I have two keras models. I concatenate the output layer into a single output. I then use this output in the second model. However, I am unclear about how to normalize my data.
At what point should normalization occur? I normalize before the first model. I also tried normalizing through tf.keras.layers.LayerNormalization(axis=0)
and tf.keras.layers.BatchNormalization(axis=0)
. But when should these be added?
Any guidance or resources are much appreciated.
def phi(lat_dim, feature_normaliser, activation):
model1 = keras.Sequential()
model1.add(feature_normaliser)
model1.add(layers.Dense(100,activation= activation))
model1.add(layers.Dense(lat_dim))
return model1
def rho(model1, learning_rate, activation):
model2 = keras.Sequential()
model2.add(model1)
model2.add(Lambda(lambda x: K.sum(x, axis=0,keepdims=True)))
#tf.keras.layers.BatchNormalization(axis=0)
model2.add(layers.Dense(100,activation= activation))
model2.add(layers.Dense(1))
model2.add(BatchNormalization())
model2.compile(
optimizer=tf.optimizers.SGD(learning_rate=learning_rate),
loss='mean_squared_error')
return model2
Calling the model, results in nan
:
feature_normaliser = layers.Normalization(input_shape=[10], axis=1,name='normaliser')
feature_normaliser.adapt(X_train)
phi_output = phi(5, feature_normaliser, 'relu')
rho_output = rho(phi_output, 0.0001, 'relu')
history_rho, rho_trained = Model_fit(rho_output,X_train,Y_train,X_val,Y_val, 128, 10)
print(history_rho.history['loss'][-1])
CodePudding user response:
You can normalize anywhere.
But there are two important normalizations:
- The input "data" should be normalized (usually outside the model)
- The output "data" should be normalized (usually outside the model) and your final activation must be compatible with this normalization
BatchNormalization
can be used almost anywhere, there is no correct answer.

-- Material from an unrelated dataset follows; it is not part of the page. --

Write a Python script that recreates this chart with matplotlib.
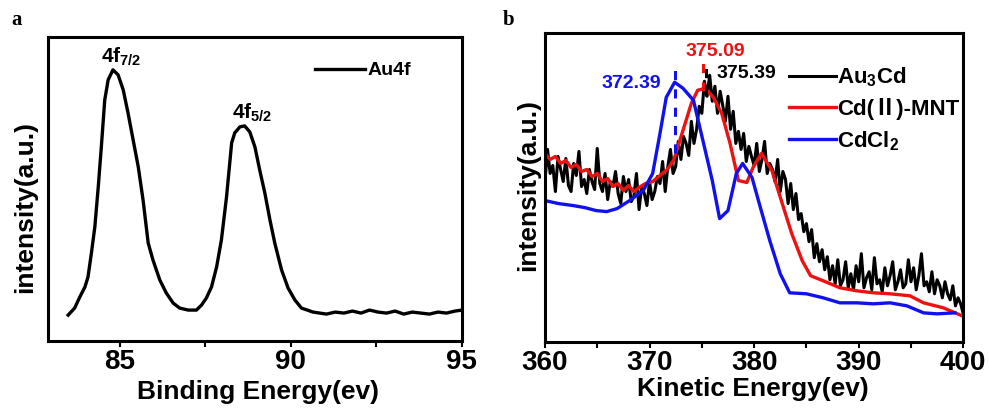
import matplotlib.pyplot as plt
import numpy as np

plt.rcParams['font.family'] = ['Liberation Sans', 'DejaVu Sans']
plt.rcParams['font.weight'] = 'bold'
plt.rcParams['mathtext.fontset'] = 'custom'
plt.rcParams['mathtext.rm'] = 'Liberation Sans:bold'
plt.rcParams['mathtext.it'] = 'Liberation Sans:bold'
plt.rcParams['mathtext.bf'] = 'Liberation Sans:bold'

# Au4f spectrum (binding energy, intensity a.u.)
be_au4f = [83.49, 83.68, 83.83, 83.98, 84.07, 84.17, 84.27, 84.37, 84.46, 84.56,
           84.66, 84.80, 84.95, 85.10, 85.24, 85.39, 85.54, 85.68, 85.83, 85.97,
           86.17, 86.36, 86.56, 86.75, 87.00, 87.24, 87.39, 87.53, 87.68, 87.83,
           87.97, 88.12, 88.27, 88.36, 88.51, 88.65, 88.80, 88.95, 89.09, 89.24,
           89.39, 89.53, 89.73, 89.92, 90.12, 90.31, 90.65, 91.04, 91.30, 91.55,
           91.80, 92.05, 92.30, 92.55, 92.80, 93.05, 93.30, 93.55, 93.80, 94.05,
           94.30, 94.55, 94.80, 95.00]
int_au4f = [26, 33, 44, 54, 64, 88, 114, 154, 194, 241,
            261, 271, 266, 251, 228, 201, 174, 141, 98, 81,
            61, 48, 38, 33, 31, 31, 36, 43, 54, 74,
            101, 144, 198, 208, 214, 215, 209, 194, 171, 148,
            121, 98, 71, 53, 41, 33, 29, 27, 29, 28,
            30, 28, 31, 29, 28, 30, 27, 29, 28, 27,
            29, 28, 30, 31]

# Cd Auger spectra (kinetic energy, intensity a.u.)
ke_au3cd = np.arange(360, 400.01, 0.25)
int_au3cd = [160, 192, 168, 176, 150, 185, 172, 160, 183, 156, 150, 178,
             166, 190, 155, 162, 148, 172, 160, 152, 193, 158, 150, 168,
             142, 160, 155, 170, 148, 138, 165, 150, 162, 140, 145, 168,
             132, 155, 148, 136, 160, 142, 150, 165, 158, 180, 150, 175,
             192, 168, 175, 200, 182, 205, 198, 186, 220, 198, 212, 235,
             228, 260, 245, 266, 240, 255, 228, 250, 236, 220, 245, 212,
             230, 198, 210, 192, 208, 180, 195, 185, 176, 198, 170, 182,
             200, 168, 178, 172, 160, 182, 150, 170, 162, 138, 158, 132,
             148, 122, 128, 110, 118, 100, 112, 84, 98, 80, 92, 72,
             85, 62, 76, 58, 82, 56, 62, 80, 54, 68, 52, 76,
             60, 88, 54, 64, 70, 52, 84, 58, 62, 50, 74, 56,
             66, 80, 52, 60, 72, 54, 58, 82, 60, 74, 52, 66,
             88, 56, 60, 50, 70, 48, 62, 56, 44, 60, 48, 42,
             56, 36, 44, 38, 28]

ke_mnt = [360.0, 360.5, 361.0, 361.5, 362.0, 362.5, 363.0, 363.5, 364.0, 364.5,
          365.0, 365.5, 366.0, 366.5, 367.0, 367.5, 368.0, 368.5, 369.0, 369.6,
          370.3, 371.0, 371.7, 372.3, 373.2, 374.0, 374.6, 375.3, 376.1, 376.9,
          377.7, 378.5, 379.3, 379.9, 380.7, 381.7, 382.6, 383.6, 384.6, 385.4,
          386.6, 388.2, 389.8, 391.4, 393.0, 394.9, 396.2, 398.1, 399.9]
int_mnt = [188, 182, 185, 178, 181, 174, 177, 170, 172, 165,
           168, 160, 163, 155, 158, 151, 156, 150, 154, 158,
           160, 166, 172, 181, 211, 238, 251, 253, 244, 228,
           198, 161, 159, 174, 188, 171, 141, 108, 81, 66,
           61, 54, 51, 49, 48, 46, 39, 34, 26]

ke_cdcl2 = [360.0, 361.3, 362.7, 363.8, 364.9, 365.9, 366.9, 368.1, 369.4, 370.3,
            371.0, 371.6, 372.4, 373.2, 374.2, 375.1, 376.0, 376.7, 377.5, 378.3,
            378.9, 379.8, 380.6, 381.5, 382.5, 383.4, 385.0, 386.6, 388.2, 389.8,
            391.4, 393.0, 394.6, 396.2, 397.5, 399.2]
int_cdcl2 = [141, 138, 136, 134, 131, 130, 133, 141, 151, 168,
             208, 244, 259, 253, 241, 201, 161, 123, 131, 168,
             178, 164, 134, 101, 68, 49, 48, 44, 39, 39,
             38, 39, 36, 29, 28, 29]

fig = plt.figure(figsize=(9.89, 4.09), dpi=100)

# --- panel a ---
ax1 = fig.add_axes([0.0485, 0.166, 0.4185, 0.744])
ax1.plot(be_au4f, int_au4f, color='black', lw=2.4, label='Au4f')
ax1.set_xlim(82.9, 95)
ax1.set_ylim(0, 304)
ax1.set_xticks([85, 90, 95])
ax1.set_xticks([87.5, 92.5], minor=True)
ax1.set_yticks([])
ax1.set_xlabel('Binding Energy(ev)', fontsize=19, fontweight='bold')
ax1.set_ylabel('intensity(a.u.)', fontsize=19, fontweight='bold')
ax1.xaxis.set_label_coords(0.507, -0.168)
ax1.yaxis.set_label_coords(-0.056, 0.44)
ax1.text(85.05, 284, r'4f$_{7/2}$', fontsize=15, ha='center', va='center')
ax1.text(88.86, 228, r'4f$_{5/2}$', fontsize=15, ha='center', va='center')
ax1.legend(loc='upper left', bbox_to_anchor=(0.645, 0.918), frameon=False, fontsize=14,
           borderpad=0, borderaxespad=0, handlelength=2.6, handletextpad=0.1)

# --- panel b ---
ax2 = fig.add_axes([0.551, 0.164, 0.423, 0.755])
ax2.plot(ke_au3cd, int_au3cd, color='black', lw=2.2, label='Au$_3$Cd')
ax2.plot(ke_mnt, int_mnt, color='#ee1111', lw=2.4, label='Cd(Ⅱ)-MNT')
ax2.plot(ke_cdcl2, int_cdcl2, color='#1111ee', lw=2.4, label='CdCl$_2$')
ax2.set_xlim(360, 400)
ax2.set_ylim(0, 308)
ax2.set_xticks([360, 370, 380, 390, 400])
ax2.set_xticks([365, 375, 385, 395], minor=True)
ax2.set_yticks([])
ax2.set_xlabel('Kinetic Energy(ev)', fontsize=19, fontweight='bold')
ax2.set_ylabel('intensity(a.u.)', fontsize=19, fontweight='bold')
ax2.xaxis.set_label_coords(0.498, -0.152)
ax2.yaxis.set_label_coords(-0.041, 0.508)

# peak positions
ax2.plot([372.39, 372.39], [188, 278], color='#1111ee', lw=2.2, ls=(0, (3, 3)))
ax2.plot([375.09, 375.09], [250, 282], color='#ee1111', lw=2.2, ls=(0, (3, 3)))
ax2.plot([375.39, 375.39], [245, 278], color='black', lw=2.2, ls=(0, (3, 3)))
ax2.text(368.3, 258, '372.39', color='#1111ee', fontsize=14, ha='center', va='center')
ax2.text(376.3, 290, '375.09', color='#ee1111', fontsize=14, ha='center', va='center')
ax2.text(379.3, 268, '375.39', color='black', fontsize=14, ha='center', va='center')
ax2.legend(loc='upper left', bbox_to_anchor=(0.584, 0.895), frameon=False,
           prop={'family': ['Liberation Sans', 'Noto Sans CJK SC'], 'weight': 'bold', 'size': 16},
           borderpad=0, borderaxespad=0, handlelength=2.1, handletextpad=0.05, labelspacing=0.4)

for ax in (ax1, ax2):
    for s in ax.spines.values():
        s.set_linewidth(2.2)
    ax.tick_params(axis='x', which='both', direction='out', width=1.5, labelsize=20, pad=2, length=4)
    ax.xaxis.label.set_va('center')
    ax.yaxis.label.set_va('center')
    for lbl in ax.get_xticklabels():
        lbl.set_fontweight('bold')

fig.text(0.012, 0.94, 'a', fontsize=15, fontweight='bold', family='Liberation Serif')
fig.text(0.508, 0.94, 'b', fontsize=15, fontweight='bold', family='Liberation Serif')

fig.savefig('out.png', dpi=100)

Just like building any model, using BatchNormalization
is sorf of an art. You test, see if the results are good, change places, etc.
You can, for instance, not normalize the input data and put a BatchNormalization
right after the input layer. It's a possibility. You can use the BatchNormalization
before some activations to avoid vanishing gradients and relu locking.
A few BatchNormalziation
layers in a model can make training a lot faster, but it's not "necessary".
A warining: if you use Dropout
, don't use BatchNormalization
right after. They're not compatible because dropout changes the data distribution (keeps mean, but changes deviation) and this change will make a difference between training and validation that will make the normalization work differently.